Thursday 19 March 2015

Punjabi chicken curry |how to make north style chicken curry








PUNJABI STYLE CHICKEN CURRY is appetisingly fragrant spicy curry is easy to make and is excellent served as part of an Indian buffet.

Chicken curry with Naan and rice, is one of the most popular dish all over the world.



Chicken curry is a very simple dish, it is prepared with chicken pieces and cooked with spices, yogurt, tomatoes, onion and garlic. There are endless variations to chicken curry every region in India has their version of chicken curry.  Here is the North Indian style basic chicken curry recipe

INGREDIENTS

4 tbsp oil
2 cloves
1 sticks cinnamon
2 green cardamom pods
1 tsp cumin seeds
2-medium onion, chopped
1½ tbsp chopped ginger
6 cloves garlic, chopped
½ tsp ground turmeric
1 tbsp ground coriander
1.5 tbsp chilli powder
1 tbsp ginger garlic paste
3-4 tomatoes, puréed
1/2 cup curd
pinch kasuri methi
250 g boneless chicken
½ tsp garam masala
1 handful coriander leaves


METHOD

1. marinate chicken with 1 tbsp ginger garlic paste .Heat the oil in a large non-stick pan. Add the cloves, cinnamon, cardamom pods and cumin seeds and fry for about 20 seconds until aromatic. 

2. Add the onion and cook for about 10 minutes until golden brown, stirring often. Stir in the ginger and garlic and cook stirring for 40 seconds before adding a pinch of salt and red chilli powder,coriander powder & jeera powder, and stir for 15 seconds. Pour in the tomato puree and cook over a medium heat for about 10 minutes, until the liquid in the pan has dried off and the oil leaves the sides of the dry masala around 10 minutes. 

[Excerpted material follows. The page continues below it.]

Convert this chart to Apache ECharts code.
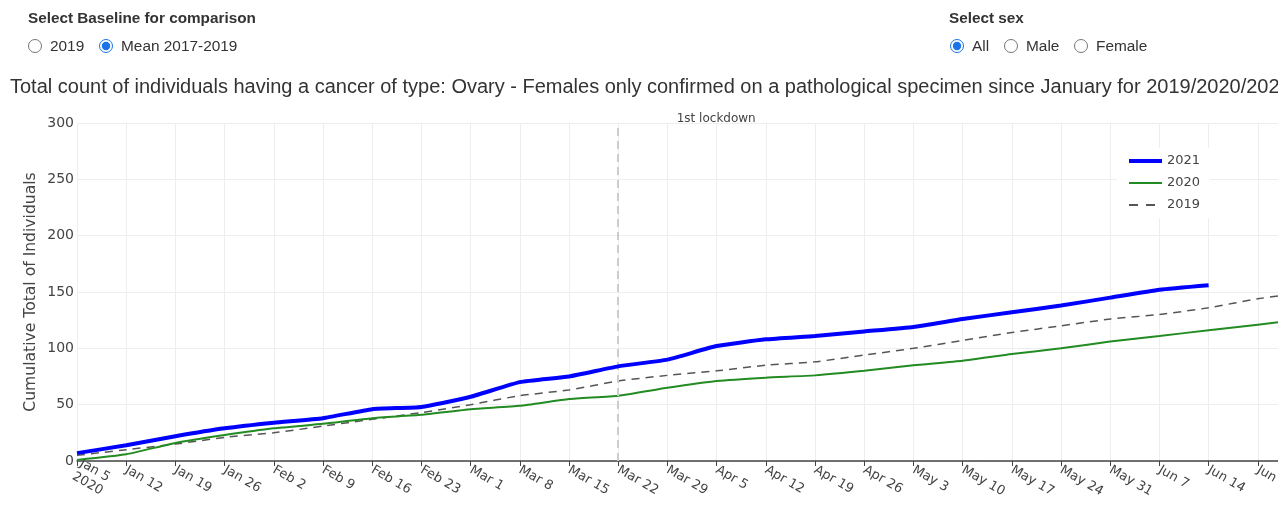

3. Add the chicken and brown over a medium-high heat for 3-4 minutes. Add enough water to almost cover the chicken (about 350ml), bring to the boil and then cook over a low heat until the chicken is cooked through. The slower it cooks the better it tastes.  Check with a fork; once it is tender it is done. 

4. Add the garam masala & kasuri methi&chopped green chilli & simmer for 2 minutes.

5.Garnish with coriander leaves and serve with rice or Indian flatbreads and raita or any vegetable dish.